Zero-Knowledge Proofs in Sublinear Space
This solves a fundamental bottleneck for enabling zero-knowledge proofs on everyday devices and large computations, democratizing access to privacy-preserving computation.
The paper tackled the problem of zero-knowledge proofs requiring memory proportional to computation size, which limited large-scale and mobile applications, by developing the first proof system with sublinear memory, reducing it from linear to square-root scaling (e.g., from Θ(T) to O(√T + log T log log T) for computation size T) while maintaining proof generation time and security.
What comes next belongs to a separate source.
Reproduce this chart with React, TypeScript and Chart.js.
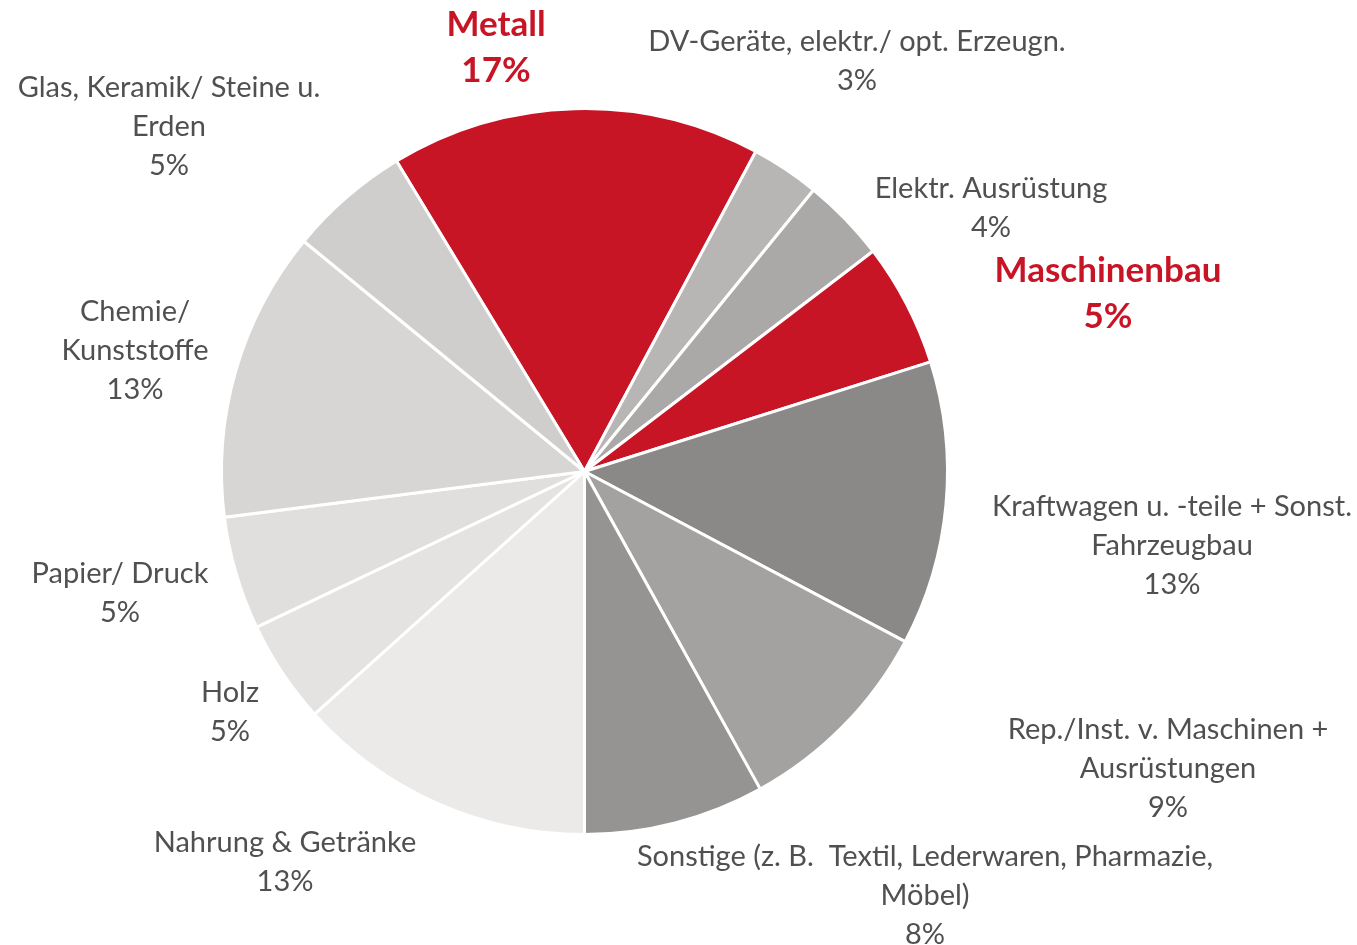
import React, { useEffect, useRef } from "react";
import { Chart, registerables } from "chart.js";

Chart.register(...registerables);

const categories: string[][] = [
  ["Metall"],
  ["DV-Geräte, elektr./ opt. Erzeugn."],
  ["Elektr. Ausrüstung"],
  ["Maschinenbau"],
  ["Kraftwagen u. -teile + Sonst.", "Fahrzeugbau"],
  ["Rep./Inst. v. Maschinen +", "Ausrüstungen"],
  ["Sonstige (z. B.  Textil, Lederwaren, Pharmazie,", "Möbel)"],
  ["Nahrung & Getränke"],
  ["Holz"],
  ["Papier/ Druck"],
  ["Chemie/", "Kunststoffe"],
  ["Glas, Keramik/ Steine u.", "Erden"],
];
const shares: number[] = [16.5, 3.05, 3.75, 5.5, 12.65, 9.2, 8.05, 13.35, 4.6, 5.05, 12.95, 5.4];
const shareLabels: string[] = ["17%", "3%", "4%", "5%", "13%", "9%", "8%", "13%", "5%", "5%", "13%", "5%"];
const highlighted: boolean[] = [true, false, false, true, false, false, false, false, false, false, false, false];

const sliceColors = [
  "#C71526", "#B7B6B5", "#AAA9A8", "#C71526", "#8A8988", "#A3A2A1",
  "#959493", "#EBEAE9", "#E4E3E2", "#E0DFDE", "#D7D6D5", "#CFCECD",
];
// label anchor (center x, first line center y) in page pixels
const labelPos: [number, number][] = [
  [496, 25], [857, 42], [991, 189], [1108, 271], [1172, 507], [1168, 730],
  [925, 857], [285, 843], [230, 693], [120, 574], [135, 312], [169, 88],
];

const labelPlugin = {
  id: "outerLabels",
  afterDraw(chart: any) {
    const ctx = chart.ctx;
    ctx.save();
    ctx.textAlign = "center";
    ctx.textBaseline = "middle";
    categories.forEach((lines, i) => {
      const [x, y0] = labelPos[i];
      const hl = highlighted[i];
      const lh = hl ? 46 : 39;
      ctx.font = hl ? "bold 35px Lato" : "29px Lato";
      ctx.fillStyle = hl ? "#C71526" : "#505050";
      const all = [...lines, shareLabels[i]];
      all.forEach((t, j) => ctx.fillText(t, x, y0 + j * lh));
    });
    ctx.restore();
  },
};

export default function App() {
  const ref = useRef<HTMLCanvasElement>(null);
  useEffect(() => {
    if (!ref.current) return;
    const chart = new Chart(ref.current, {
      type: "pie",
      data: {
        labels: categories.map((c) => c.join(" ")),
        datasets: [
          {
            data: shares,
            backgroundColor: sliceColors,
            borderColor: "#FFFFFF",
            borderWidth: 3,
          },
        ],
      },
      options: {
        animation: false,
        responsive: false,
        rotation: -31.2,
        layout: { padding: { left: 220, right: 408, top: 107, bottom: 109 } },
        plugins: { legend: { display: false }, tooltip: { enabled: false } },
      },
      plugins: [labelPlugin],
    });
    return () => chart.destroy();
  }, []);
  return (
    <div style={{ position: "fixed", left: 0, top: 0, width: 1357, height: 945, background: "#fff" }}>
      <canvas ref={ref} width={1357} height={945} style={{ width: 1357, height: 945 }} />
    </div>
  );
}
Zero-knowledge proofs allow verification of computations without revealing private information. However, existing systems require memory proportional to the computation size, which has historically limited use in large-scale applications and on mobile and edge devices. We solve this fundamental bottleneck by developing, to our knowledge, the first proof system with sublinear memory requirements for mainstream cryptographic constructions. Our approach processes computations in blocks using a space-efficient tree algorithm, reducing memory from linear scaling to square-root scaling--from $Θ(T)$ to $O(\sqrt{T} + \log T \log\log T)$ for computation size $T$--while maintaining the same proof generation time through a constant number of streaming passes. For widely-used linear polynomial commitment schemes (KZG/IPA), our method produces identical proofs and verification when using the same parameters and hashing only aggregate commitments into the challenge generation, preserving proof size and security. Hash-based systems also achieve square-root memory scaling though with slightly different proof structures. This advance enables zero-knowledge proofs on everyday devices and makes previously infeasible large computations verifiable, fundamentally democratizing access to privacy-preserving computation. Space-efficient zero knowledge proof systems create opportunities to reshape how trust is established in digital systems--from enabling widespread participation in decentralized networks to making verifiable scientific computing practical at unprecedented scales.